■ Work to complete ■
For each line in the data below that holds "matplotlib", return a copy.

■ Dataset excerpt ■
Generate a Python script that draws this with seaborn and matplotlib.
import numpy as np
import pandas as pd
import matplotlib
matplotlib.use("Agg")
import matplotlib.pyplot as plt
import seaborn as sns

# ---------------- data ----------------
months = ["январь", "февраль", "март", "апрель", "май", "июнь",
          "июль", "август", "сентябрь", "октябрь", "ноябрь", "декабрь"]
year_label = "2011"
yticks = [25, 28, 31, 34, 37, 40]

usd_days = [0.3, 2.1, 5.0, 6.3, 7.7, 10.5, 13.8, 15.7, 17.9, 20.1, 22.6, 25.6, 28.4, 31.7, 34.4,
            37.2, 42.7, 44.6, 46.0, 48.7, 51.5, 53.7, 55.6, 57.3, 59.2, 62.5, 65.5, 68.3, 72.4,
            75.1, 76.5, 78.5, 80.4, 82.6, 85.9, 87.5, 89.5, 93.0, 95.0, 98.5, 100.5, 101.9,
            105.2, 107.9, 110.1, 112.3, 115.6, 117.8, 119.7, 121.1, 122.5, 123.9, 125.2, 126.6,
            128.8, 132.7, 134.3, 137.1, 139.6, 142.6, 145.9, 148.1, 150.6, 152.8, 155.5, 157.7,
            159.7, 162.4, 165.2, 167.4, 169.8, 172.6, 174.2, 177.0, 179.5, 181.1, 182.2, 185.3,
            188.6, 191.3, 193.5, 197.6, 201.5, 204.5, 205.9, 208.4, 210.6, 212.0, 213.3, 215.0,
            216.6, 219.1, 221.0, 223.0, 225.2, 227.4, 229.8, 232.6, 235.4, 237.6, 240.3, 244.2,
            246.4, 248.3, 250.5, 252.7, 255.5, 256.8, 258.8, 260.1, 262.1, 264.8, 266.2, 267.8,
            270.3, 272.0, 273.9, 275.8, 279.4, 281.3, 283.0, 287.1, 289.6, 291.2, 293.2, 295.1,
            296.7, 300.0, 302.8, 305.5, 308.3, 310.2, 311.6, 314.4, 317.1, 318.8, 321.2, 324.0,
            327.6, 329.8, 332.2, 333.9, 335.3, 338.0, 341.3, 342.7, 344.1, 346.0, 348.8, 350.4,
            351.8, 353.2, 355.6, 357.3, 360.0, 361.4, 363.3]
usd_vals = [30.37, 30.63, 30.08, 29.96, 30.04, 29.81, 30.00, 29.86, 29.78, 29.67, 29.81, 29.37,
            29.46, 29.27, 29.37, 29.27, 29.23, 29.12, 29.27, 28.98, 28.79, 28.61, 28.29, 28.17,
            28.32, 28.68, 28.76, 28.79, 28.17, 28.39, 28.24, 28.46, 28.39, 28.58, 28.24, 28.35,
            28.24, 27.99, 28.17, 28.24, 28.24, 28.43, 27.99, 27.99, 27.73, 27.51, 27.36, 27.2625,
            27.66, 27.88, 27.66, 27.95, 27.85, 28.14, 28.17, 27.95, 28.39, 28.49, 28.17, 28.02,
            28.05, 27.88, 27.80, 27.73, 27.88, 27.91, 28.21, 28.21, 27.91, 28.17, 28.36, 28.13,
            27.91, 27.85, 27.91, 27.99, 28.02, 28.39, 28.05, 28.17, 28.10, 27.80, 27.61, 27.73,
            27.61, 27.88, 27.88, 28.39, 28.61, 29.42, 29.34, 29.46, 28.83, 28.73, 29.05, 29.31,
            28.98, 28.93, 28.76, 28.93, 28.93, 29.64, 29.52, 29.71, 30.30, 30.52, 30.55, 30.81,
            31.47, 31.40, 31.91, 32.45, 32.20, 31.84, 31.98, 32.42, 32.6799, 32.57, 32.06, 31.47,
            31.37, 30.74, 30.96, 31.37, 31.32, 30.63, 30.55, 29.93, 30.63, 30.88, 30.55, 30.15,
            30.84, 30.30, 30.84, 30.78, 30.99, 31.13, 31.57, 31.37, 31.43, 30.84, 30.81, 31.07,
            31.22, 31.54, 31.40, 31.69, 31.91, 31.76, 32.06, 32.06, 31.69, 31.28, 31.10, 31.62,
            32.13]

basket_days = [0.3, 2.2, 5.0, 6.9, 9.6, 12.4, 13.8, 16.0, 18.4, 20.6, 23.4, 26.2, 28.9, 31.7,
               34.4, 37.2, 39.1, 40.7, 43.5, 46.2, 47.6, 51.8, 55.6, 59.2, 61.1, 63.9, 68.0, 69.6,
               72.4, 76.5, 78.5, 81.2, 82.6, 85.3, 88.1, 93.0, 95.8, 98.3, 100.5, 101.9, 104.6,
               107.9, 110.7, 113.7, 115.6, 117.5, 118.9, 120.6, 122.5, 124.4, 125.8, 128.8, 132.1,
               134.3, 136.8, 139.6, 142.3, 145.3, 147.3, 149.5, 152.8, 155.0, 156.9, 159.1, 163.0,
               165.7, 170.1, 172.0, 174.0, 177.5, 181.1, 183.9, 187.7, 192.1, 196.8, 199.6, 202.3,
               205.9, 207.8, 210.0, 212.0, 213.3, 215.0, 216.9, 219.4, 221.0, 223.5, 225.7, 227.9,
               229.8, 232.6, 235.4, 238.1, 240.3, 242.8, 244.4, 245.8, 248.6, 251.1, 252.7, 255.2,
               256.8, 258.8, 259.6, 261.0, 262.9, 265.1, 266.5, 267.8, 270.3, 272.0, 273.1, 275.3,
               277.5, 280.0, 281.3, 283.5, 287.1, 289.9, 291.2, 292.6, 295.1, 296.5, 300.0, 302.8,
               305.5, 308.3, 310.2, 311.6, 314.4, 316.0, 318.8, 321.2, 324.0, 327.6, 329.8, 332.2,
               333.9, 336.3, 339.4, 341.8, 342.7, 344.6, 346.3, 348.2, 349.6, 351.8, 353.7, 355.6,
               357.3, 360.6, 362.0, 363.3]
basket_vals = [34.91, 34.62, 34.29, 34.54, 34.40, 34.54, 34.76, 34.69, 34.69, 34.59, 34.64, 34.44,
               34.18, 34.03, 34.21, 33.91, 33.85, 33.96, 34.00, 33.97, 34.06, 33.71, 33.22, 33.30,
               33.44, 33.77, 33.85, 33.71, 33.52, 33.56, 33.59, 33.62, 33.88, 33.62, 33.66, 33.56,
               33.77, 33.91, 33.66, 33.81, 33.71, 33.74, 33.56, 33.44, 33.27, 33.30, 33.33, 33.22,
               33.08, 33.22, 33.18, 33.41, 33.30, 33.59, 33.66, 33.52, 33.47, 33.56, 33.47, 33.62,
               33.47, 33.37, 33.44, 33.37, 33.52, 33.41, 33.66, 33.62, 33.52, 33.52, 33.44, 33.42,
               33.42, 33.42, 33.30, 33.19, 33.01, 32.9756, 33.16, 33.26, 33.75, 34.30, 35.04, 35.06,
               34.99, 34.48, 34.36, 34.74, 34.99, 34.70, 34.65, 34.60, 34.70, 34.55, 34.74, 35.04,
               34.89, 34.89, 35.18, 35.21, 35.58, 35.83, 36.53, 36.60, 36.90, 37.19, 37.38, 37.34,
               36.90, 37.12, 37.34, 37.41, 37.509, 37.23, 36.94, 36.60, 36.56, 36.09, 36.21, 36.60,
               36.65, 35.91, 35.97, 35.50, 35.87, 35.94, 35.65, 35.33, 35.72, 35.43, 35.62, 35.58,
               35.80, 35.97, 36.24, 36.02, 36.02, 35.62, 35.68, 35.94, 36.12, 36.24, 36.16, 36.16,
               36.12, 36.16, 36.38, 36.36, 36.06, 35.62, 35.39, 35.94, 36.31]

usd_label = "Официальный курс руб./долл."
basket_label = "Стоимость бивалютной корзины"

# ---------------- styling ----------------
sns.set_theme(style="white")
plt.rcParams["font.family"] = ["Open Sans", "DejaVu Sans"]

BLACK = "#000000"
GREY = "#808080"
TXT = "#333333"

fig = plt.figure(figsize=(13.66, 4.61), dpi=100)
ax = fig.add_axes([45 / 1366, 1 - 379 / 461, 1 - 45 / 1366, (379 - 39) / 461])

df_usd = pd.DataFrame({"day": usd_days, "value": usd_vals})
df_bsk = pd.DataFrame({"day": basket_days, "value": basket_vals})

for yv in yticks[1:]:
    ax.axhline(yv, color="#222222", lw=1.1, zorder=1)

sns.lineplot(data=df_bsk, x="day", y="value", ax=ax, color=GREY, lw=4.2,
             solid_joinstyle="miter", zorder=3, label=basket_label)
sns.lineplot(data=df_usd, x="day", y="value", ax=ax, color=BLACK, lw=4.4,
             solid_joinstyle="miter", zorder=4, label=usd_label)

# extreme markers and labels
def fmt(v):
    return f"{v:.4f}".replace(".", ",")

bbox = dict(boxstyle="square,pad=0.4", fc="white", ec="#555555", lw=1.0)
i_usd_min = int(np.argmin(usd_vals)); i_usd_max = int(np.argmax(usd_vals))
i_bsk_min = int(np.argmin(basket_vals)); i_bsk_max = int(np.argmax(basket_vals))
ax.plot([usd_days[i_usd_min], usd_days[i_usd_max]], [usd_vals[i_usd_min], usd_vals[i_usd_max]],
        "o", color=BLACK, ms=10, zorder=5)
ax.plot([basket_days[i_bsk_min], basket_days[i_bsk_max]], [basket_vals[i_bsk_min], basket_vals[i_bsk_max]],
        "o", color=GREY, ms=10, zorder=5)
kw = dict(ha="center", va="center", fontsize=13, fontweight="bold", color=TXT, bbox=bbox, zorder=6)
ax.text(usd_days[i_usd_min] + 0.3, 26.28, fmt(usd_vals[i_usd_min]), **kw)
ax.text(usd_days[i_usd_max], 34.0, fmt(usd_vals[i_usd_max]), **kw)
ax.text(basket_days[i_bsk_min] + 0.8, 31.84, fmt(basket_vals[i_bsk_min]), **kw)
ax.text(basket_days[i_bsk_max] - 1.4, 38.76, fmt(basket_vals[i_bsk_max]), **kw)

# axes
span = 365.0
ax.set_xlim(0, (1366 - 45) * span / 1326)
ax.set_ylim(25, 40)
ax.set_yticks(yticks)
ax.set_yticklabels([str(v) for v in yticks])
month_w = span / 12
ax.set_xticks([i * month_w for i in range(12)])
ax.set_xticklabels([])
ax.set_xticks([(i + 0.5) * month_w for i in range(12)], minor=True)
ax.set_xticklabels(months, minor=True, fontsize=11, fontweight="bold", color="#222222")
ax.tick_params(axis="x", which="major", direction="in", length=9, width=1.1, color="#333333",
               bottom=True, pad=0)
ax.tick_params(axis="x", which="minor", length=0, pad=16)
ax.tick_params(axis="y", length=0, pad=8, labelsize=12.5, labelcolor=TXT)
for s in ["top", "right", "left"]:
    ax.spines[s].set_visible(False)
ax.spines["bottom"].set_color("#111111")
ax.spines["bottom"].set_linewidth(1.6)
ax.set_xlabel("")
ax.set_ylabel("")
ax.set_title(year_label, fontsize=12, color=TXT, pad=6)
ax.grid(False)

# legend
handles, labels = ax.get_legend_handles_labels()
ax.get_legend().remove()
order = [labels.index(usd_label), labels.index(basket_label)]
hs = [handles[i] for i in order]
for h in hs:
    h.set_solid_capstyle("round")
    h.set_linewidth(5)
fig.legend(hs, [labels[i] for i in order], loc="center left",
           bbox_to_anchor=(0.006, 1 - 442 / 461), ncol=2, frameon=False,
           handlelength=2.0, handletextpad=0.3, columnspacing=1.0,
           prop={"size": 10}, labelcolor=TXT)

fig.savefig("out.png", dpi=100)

■ Complete output ■
Generate a Python script that draws this with seaborn and matplotlib.
import matplotlib
matplotlib.use("Agg")
import matplotlib.pyplot as plt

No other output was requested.